The gnawing fear I have in my gut right now, about the election, is this: At the penultimate moment, National Guard soldiers will be called in to block the polls. They'll be arrayed in well-practiced formations around the perimeters, legs spread slightly, M-16s at the ready across their chests. Commanders will engage tactfully with the puzzled citizenry who'd hoped to exercise their franchise. They'll wave their arms: "No, no, no. Go home everyone. Go home peacefully, please."

"Why? What's going on?"

"No voting today, folks. Go home. Go peacefully."

"What do you mean, no voting?"

"There's no voting. John McCain has won. Go home."

"What do you mean he won?"

"There can be no election, people. There is no voting today. There is no voting for Barack Obama."

"No voting for Barack Obama?"

"He's BLACK. HE'S BLACK, FOLKS. The election is over. There is no voting. There is no voting for a black man. Go home."

Government officials and the Republican high and mighty will be on all the networks, asserting minute variations of the same message: "There can be no election today; one of the candidates is black.
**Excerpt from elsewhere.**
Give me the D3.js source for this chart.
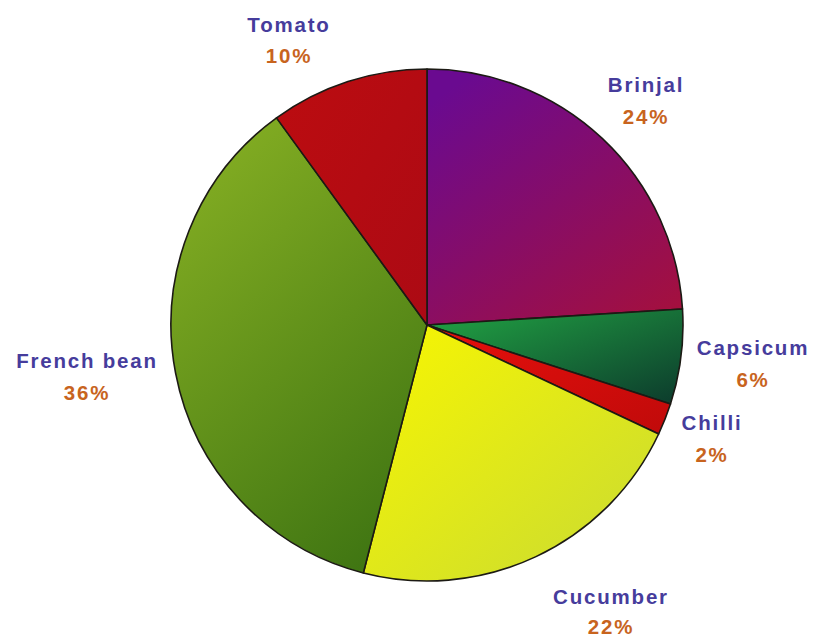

How dare anyone think that our nation might actually have gone through with this? Anyone who thought they could vote for Barack Obama is a fool. Of course they can't. He's BLACK. You didn't expect us to actually put our nation in that sort of peril, did you? You'll be glad we intervened. It's over now. Everyone remain calm."

There will be a flurry of outrage, but by the end of the afternoon we'll all grow tired, hungry. Docile. We'll cook dinner and eat it in front of reality TV, placing salty forkfuls in our mouths, masticating unhappily. We might cry a tear or two of shame. Really, what were we thinking? How naive, how stupid. To think we might have, today, voted a black man to the presidency of the United States! Of course they stopped us. Of course. What did we expect?

OK, that's my fear. If it doesn't happen, I think Obama's got a pretty good chance.